Is it me or has the music score been changed from the when it was 1st shown. Dont answer that because i know it has, the question is does anybody know why?


----------



## SamboGrove (Jun 27, 2010)

Haha I just noticed that too. Just made my girlfriend sit through it again!:thumbsup:


----------



## ROG350Z (Jun 15, 2008)

SamboGrove said:


> Haha I just noticed that too. Just made my girlfriend sit through it again!:thumbsup:


She must really love you!


----------



## w8pmc (Sep 16, 2010)

Prefer the following episode where Jez's head nearly falls off.
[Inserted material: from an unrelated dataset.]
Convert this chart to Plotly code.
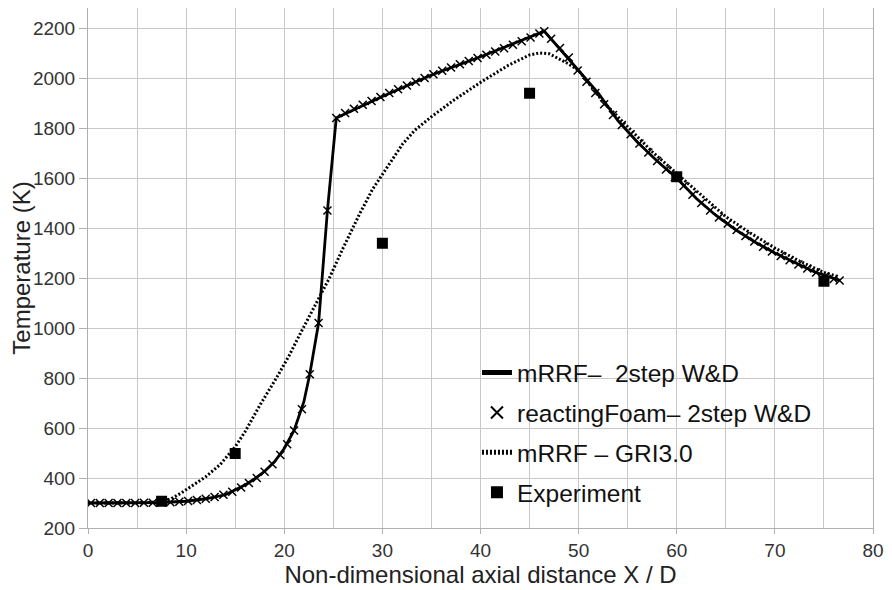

Got that episode on numerous devices.


----------



## _shaun_ (Jan 16, 2007)

sin said:


> You sad git, i noticed that also.


Glad it's not just me then.


----------



## diddy_p (Oct 5, 2006)

sin said:


> Is it me or has the music score been changed from the when it was 1st shown. Dont answer that because i know it has, the question is does anybody know why?
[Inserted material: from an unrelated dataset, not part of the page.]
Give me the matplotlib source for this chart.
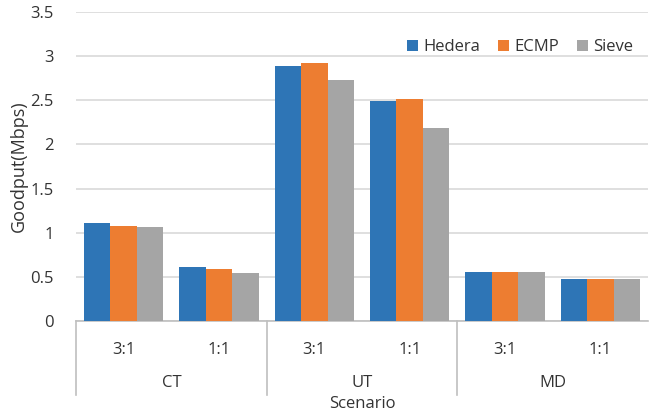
import numpy as np
import matplotlib.pyplot as plt
import matplotlib.transforms as mtransforms

# goodput per scenario / oversubscription ratio
groups = ['CT', 'UT', 'MD']
ratios = ['3:1', '1:1', '3:1', '1:1', '3:1', '1:1']
hedera = [1.11, 0.61, 2.89, 2.49, 0.56, 0.48]
ecmp = [1.08, 0.59, 2.92, 2.52, 0.56, 0.48]
sieve = [1.07, 0.54, 2.73, 2.19, 0.56, 0.48]

series = [('Hedera', hedera, '#2E75B6'),
          ('ECMP', ecmp, '#ED7D31'),
          ('Sieve', sieve, '#A5A5A5')]

plt.rcParams['font.family'] = ['Open Sans', 'DejaVu Sans']
txt = '#333333'

fig = plt.figure(figsize=(6.5, 4.16), dpi=100)
ax = fig.add_axes([76 / 650, 95 / 416, 572 / 650, 309 / 416])

x = np.arange(len(ratios))
w = 0.277
for i, (name, vals, col) in enumerate(series):
    ax.bar(x + (i - 1) * w, vals, w, color=col, label=name, zorder=3)

ax.set_xlim(-0.5, len(ratios) - 0.5)
ax.set_ylim(0, 3.5)
ax.set_yticks(np.arange(0, 3.51, 0.5))
ax.set_yticklabels(['0', '0.5', '1', '1.5', '2', '2.5', '3', '3.5'])
ax.grid(axis='y', color='#d9d9d9', lw=1.2, zorder=0)
for s in ['top', 'right', 'left']:
    ax.spines[s].set_visible(False)
ax.spines['bottom'].set_color('#bfbfbf')
ax.spines['bottom'].set_linewidth(1.2)
ax.tick_params(axis='y', length=0, pad=16, labelsize=12, labelcolor=txt)
ax.tick_params(axis='x', length=0, pad=15, labelsize=12, labelcolor=txt)
ax.set_xticks(x)
ax.set_xticklabels(ratios)

# group separators and group names below the axis
trans = mtransforms.blended_transform_factory(ax.transData, ax.transAxes)
for b in [-0.5, 1.5, 3.5]:
    ax.plot([b, b], [0, -0.24], transform=trans, color='#bfbfbf', lw=1.2,
            clip_on=False)
for gi, g in enumerate(groups):
    ax.text(gi * 2 + 0.5, -0.2, g, transform=trans, ha='center', va='center',
            fontsize=12, color=txt)
ax.text(2.5, -0.268, 'Scenario', transform=trans, ha='center', va='center',
        fontsize=12, color=txt)

ax.set_ylabel('Goodput(Mbps)', fontsize=13, color=txt, labelpad=2)

leg = ax.legend(loc='upper right', bbox_to_anchor=(1.0, 0.96), ncol=3,
                frameon=False, fontsize=12, handlelength=0.65,
                handleheight=0.65, handletextpad=0.3, columnspacing=1.1)
for t in leg.get_texts():
    t.set_color(txt)

fig.savefig('out.png', dpi=100)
It has indeed changed. I recorded it on my Mac's EyeTV when it FIRST aired in 2008! i've also watched it many times when rerun on Dave or BBC even and youre right, the song has changed. such is my veneration to the GTR, just cant get myself to sell my porsche 993 and get one though! next couple of years maybe though, just maybe when the MY11 depreciates enough!


----------



## axolotl (May 29, 2008)

I think it was probably changed because of Clarkson's allegedly homophobic comments about the Elton John song


----------



## Thrust (Jun 8, 2004)

Still waiting for some recognition from the team for giving them the idea. Grrr.... 

I did the equivalent of that run in a red R35 GTR on 14 January 2008 and posted the thread here on GTROC. In reverse, Tokyo (Makuhari Messe, Auto Salon) to Okayama, 800km.
From post #49~
http://www.gtr.co.uk/forum/87903-messing-around-red-one-4.html


The R35 thread itself started in December 2007 when we did a run to a wedding in Hiroshima.
http://www.gtr.co.uk/forum/87903-messing-around-red-one.html


----------